Task details: Copy the lines below as they are; omit the images they contain.

Stored data:
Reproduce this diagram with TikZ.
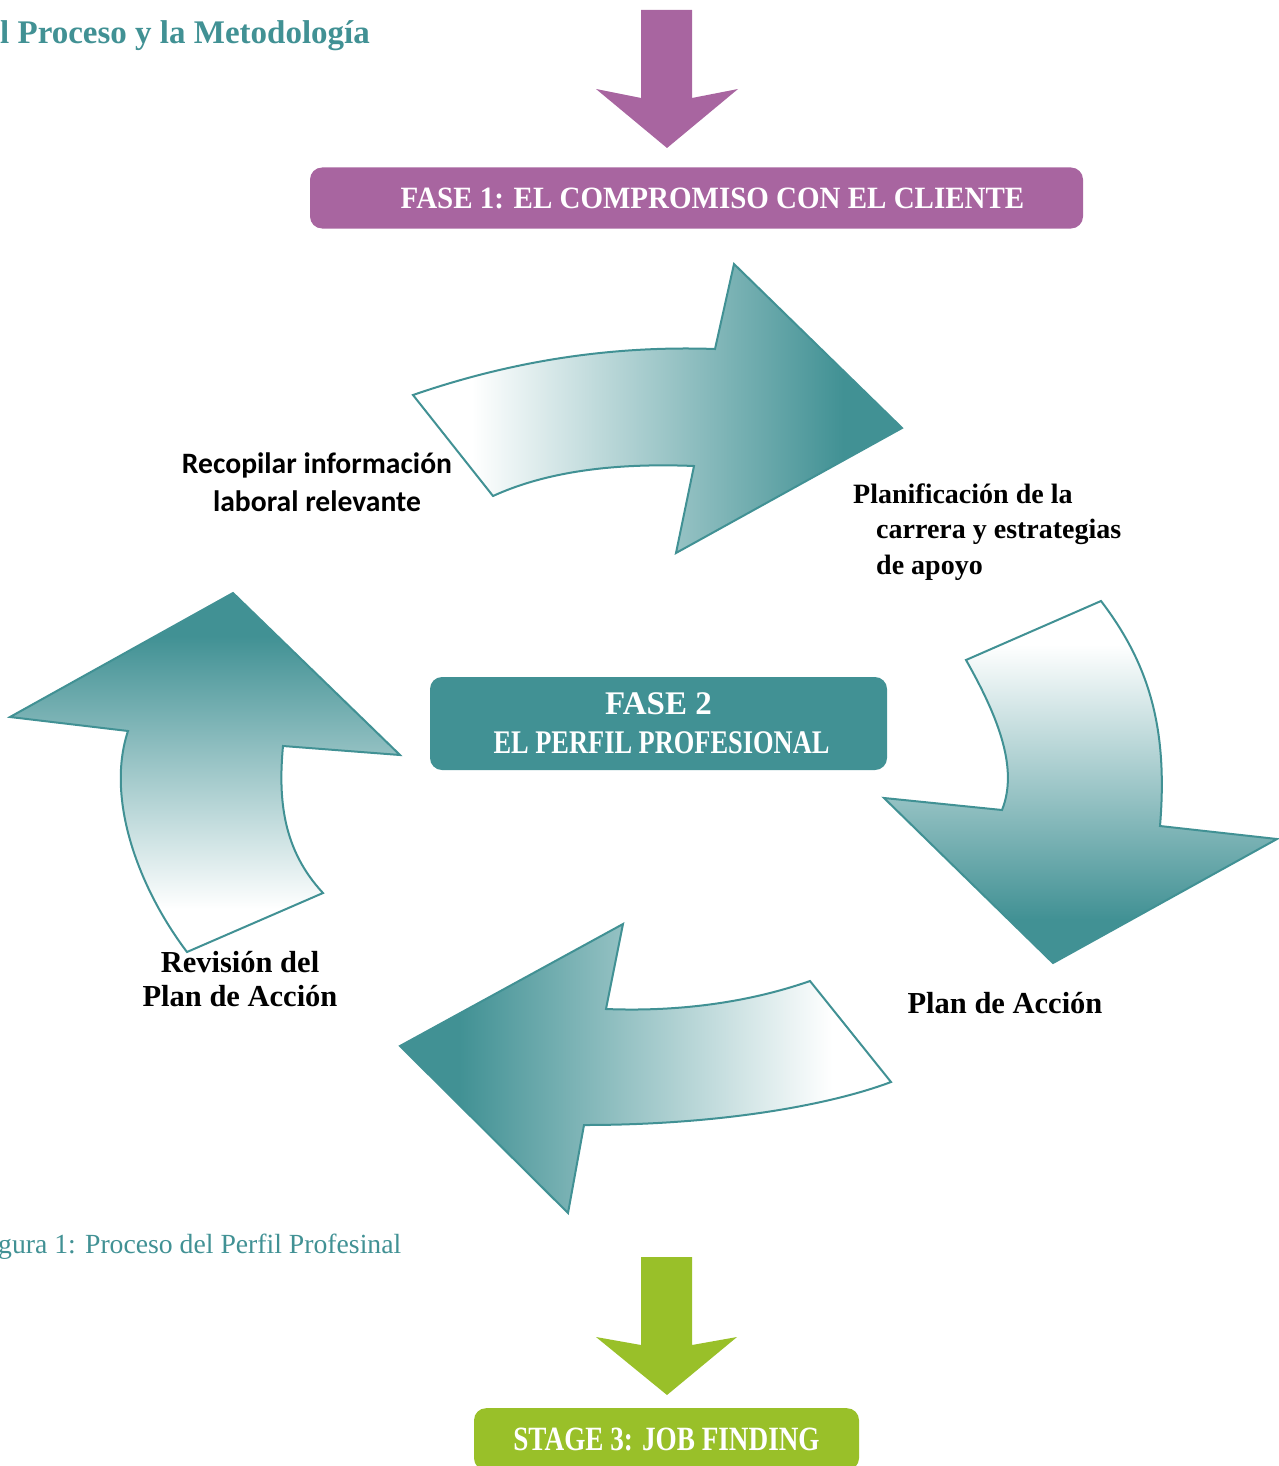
\documentclass[tikz,border=0pt]{standalone}
\usepackage{fontspec}
\setmainfont{Liberation Serif}
\newfontfamily\calibri{Carlito}
\newfontfamily\narrowA[FakeStretch=0.935]{Liberation Serif}
\newfontfamily\narrowB[FakeStretch=0.8]{Liberation Serif}
\usepackage{tikz}
\usetikzlibrary{shapes.geometric}
\definecolor{fasepurple}{RGB}{168,101,160}
\definecolor{faseteal}{RGB}{65,145,148}
\definecolor{fasegreen}{RGB}{153,192,41}
\pgfdeclarehorizontalshading{tealfade}{100bp}{color(0bp)=(white); color(31bp)=(white); color(69bp)=(faseteal); color(100bp)=(faseteal)}

\begin{document}
\begin{tikzpicture}
[x=1pt, y=-1pt,
every node/.style = {align=center, inner sep=0pt}]
\tikzstyle{fasebox} = [rectangle, rounded corners=12pt, text=white, font=\bfseries]
\tikzstyle{cyclearrow} = [draw=faseteal, line width=2pt, shade, shading=tealfade]
\tikzstyle{cyclelabel} = [text=black, font=\fontsize{30.5}{34}\selectfont\bfseries]

\useasboundingbox (0,0) rectangle (1278,1466);

\node[anchor=base west, text=faseteal, font=\fontsize{33}{38}\selectfont\bfseries] (titulo) at (0,44) {l Proceso y la Metodología};

\fill[fasepurple] (641,10) -- (692,10) -- (692,98) -- (738,89) -- (667,148) -- (596,89) -- (641,98) -- cycle;
\node[fasebox, fill=fasepurple, minimum width=773pt, minimum height=61pt, font=\narrowA\fontsize{31}{36}\selectfont\bfseries] (fase1) at (696.5,198) {\hspace*{32pt}FASE 1: EL COMPROMISO CON EL CLIENTE};

\draw[cyclearrow, shading angle=0] (413,395) .. controls (500,365) and (600,345) .. (715,349) -- (734,264) -- (902,428) -- (676,553) -- (694,466) .. controls (620,463) and (550,470) .. (493,496) -- cycle;
\draw[cyclearrow, shading angle=270] (966,660) -- (1101,601) .. controls (1150,665) and (1168,730) .. (1160,826) -- (1277,839) -- (1053,963) -- (884,798) -- (1002,810) .. controls (1018,770) and (1000,720) .. (966,660) -- cycle;
\draw[cyclearrow, shading angle=180] (400,1046) -- (623,924) -- (606,1009) .. controls (680,1012) and (750,1002) .. (810,981) -- (891,1082) .. controls (830,1105) and (720,1125) .. (584,1125) -- (568,1213) -- cycle;
\draw[cyclearrow, shading angle=90] (233,593) -- (400,755) -- (283,746) .. controls (278,800) and (283,850) .. (323,893) -- (187,952) .. controls (140,890) and (105,800) .. (128,731) -- (10,717) -- cycle;

\node[fasebox, fill=faseteal, minimum width=457pt, minimum height=93pt, font=\fontsize{33}{39}\selectfont\bfseries] (fase2) at (658.5,723.5) {FASE 2\\{\narrowB\hspace*{6pt}EL PERFIL PROFESIONAL}};

\node[cyclelabel, font=\calibri\fontsize{29.6}{38.5}\selectfont\bfseries] (recopilar) at (317,482) {Recopilar información\\laboral relevante};
\node[cyclelabel, anchor=west, align=left, font=\fontsize{28}{35.5}\selectfont\bfseries] (planificacion) at (853,532) {Planificación de la\\\hspace*{23pt}carrera y estrategias\\\hspace*{23pt}de apoyo};
\node[cyclelabel] (plan) at (1005,1003.5) {Plan de Acción};
\node[cyclelabel] (revision) at (240,979.5) {Revisión del\\Plan de Acción};

\node[anchor=base west, text=faseteal, font=\fontsize{27.7}{32}\selectfont] (figura) at (-2,1253) {gura 1: Proceso del Perfil Profesinal};

\fill[fasegreen] (641,1257) -- (692,1257) -- (692,1345) -- (737,1337) -- (667,1395) -- (596,1337) -- (641,1345) -- cycle;
\node[fasebox, fill=fasegreen, minimum width=385pt, minimum height=62pt, anchor=north, font=\narrowB\fontsize{34}{38}\selectfont\bfseries] (fase3) at (666.5,1408) {STAGE 3: JOB FINDING};

\end{tikzpicture}
\end{document}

Answer below:
Reproduce this diagram with TikZ.
\documentclass[tikz,border=0pt]{standalone}
\usepackage{fontspec}
\setmainfont{Liberation Serif}
\newfontfamily\calibri{Carlito}
\newfontfamily\narrowA[FakeStretch=0.935]{Liberation Serif}
\newfontfamily\narrowB[FakeStretch=0.8]{Liberation Serif}
\usepackage{tikz}
\usetikzlibrary{shapes.geometric}
\definecolor{fasepurple}{RGB}{168,101,160}
\definecolor{faseteal}{RGB}{65,145,148}
\definecolor{fasegreen}{RGB}{153,192,41}
\pgfdeclarehorizontalshading{tealfade}{100bp}{color(0bp)=(white); color(31bp)=(white); color(69bp)=(faseteal); color(100bp)=(faseteal)}

\begin{document}
\begin{tikzpicture}
[x=1pt, y=-1pt,
every node/.style = {align=center, inner sep=0pt}]
\tikzstyle{fasebox} = [rectangle, rounded corners=12pt, text=white, font=\bfseries]
\tikzstyle{cyclearrow} = [draw=faseteal, line width=2pt, shade, shading=tealfade]
\tikzstyle{cyclelabel} = [text=black, font=\fontsize{30.5}{34}\selectfont\bfseries]

\useasboundingbox (0,0) rectangle (1278,1466);

\node[anchor=base west, text=faseteal, font=\fontsize{33}{38}\selectfont\bfseries] (titulo) at (0,44) {l Proceso y la Metodología};

\fill[fasepurple] (641,10) -- (692,10) -- (692,98) -- (738,89) -- (667,148) -- (596,89) -- (641,98) -- cycle;
\node[fasebox, fill=fasepurple, minimum width=773pt, minimum height=61pt, font=\narrowA\fontsize{31}{36}\selectfont\bfseries] (fase1) at (696.5,198) {\hspace*{32pt}FASE 1: EL COMPROMISO CON EL CLIENTE};

\draw[cyclearrow, shading angle=0] (413,395) .. controls (500,365) and (600,345) .. (715,349) -- (734,264) -- (902,428) -- (676,553) -- (694,466) .. controls (620,463) and (550,470) .. (493,496) -- cycle;
\draw[cyclearrow, shading angle=270] (966,660) -- (1101,601) .. controls (1150,665) and (1168,730) .. (1160,826) -- (1277,839) -- (1053,963) -- (884,798) -- (1002,810) .. controls (1018,770) and (1000,720) .. (966,660) -- cycle;
\draw[cyclearrow, shading angle=180] (400,1046) -- (623,924) -- (606,1009) .. controls (680,1012) and (750,1002) .. (810,981) -- (891,1082) .. controls (830,1105) and (720,1125) .. (584,1125) -- (568,1213) -- cycle;
\draw[cyclearrow, shading angle=90] (233,593) -- (400,755) -- (283,746) .. controls (278,800) and (283,850) .. (323,893) -- (187,952) .. controls (140,890) and (105,800) .. (128,731) -- (10,717) -- cycle;

\node[fasebox, fill=faseteal, minimum width=457pt, minimum height=93pt, font=\fontsize{33}{39}\selectfont\bfseries] (fase2) at (658.5,723.5) {FASE 2\\{\narrowB\hspace*{6pt}EL PERFIL PROFESIONAL}};

\node[cyclelabel, font=\calibri\fontsize{29.6}{38.5}\selectfont\bfseries] (recopilar) at (317,482) {Recopilar información\\laboral relevante};
\node[cyclelabel, anchor=west, align=left, font=\fontsize{28}{35.5}\selectfont\bfseries] (planificacion) at (853,532) {Planificación de la\\\hspace*{23pt}carrera y estrategias\\\hspace*{23pt}de apoyo};
\node[cyclelabel] (plan) at (1005,1003.5) {Plan de Acción};
\node[cyclelabel] (revision) at (240,979.5) {Revisión del\\Plan de Acción};

\node[anchor=base west, text=faseteal, font=\fontsize{27.7}{32}\selectfont] (figura) at (-2,1253) {gura 1: Proceso del Perfil Profesinal};

\fill[fasegreen] (641,1257) -- (692,1257) -- (692,1345) -- (737,1337) -- (667,1395) -- (596,1337) -- (641,1345) -- cycle;
\node[fasebox, fill=fasegreen, minimum width=385pt, minimum height=62pt, anchor=north, font=\narrowB\fontsize{34}{38}\selectfont\bfseries] (fase3) at (666.5,1408) {STAGE 3: JOB FINDING};

\end{tikzpicture}
\end{document}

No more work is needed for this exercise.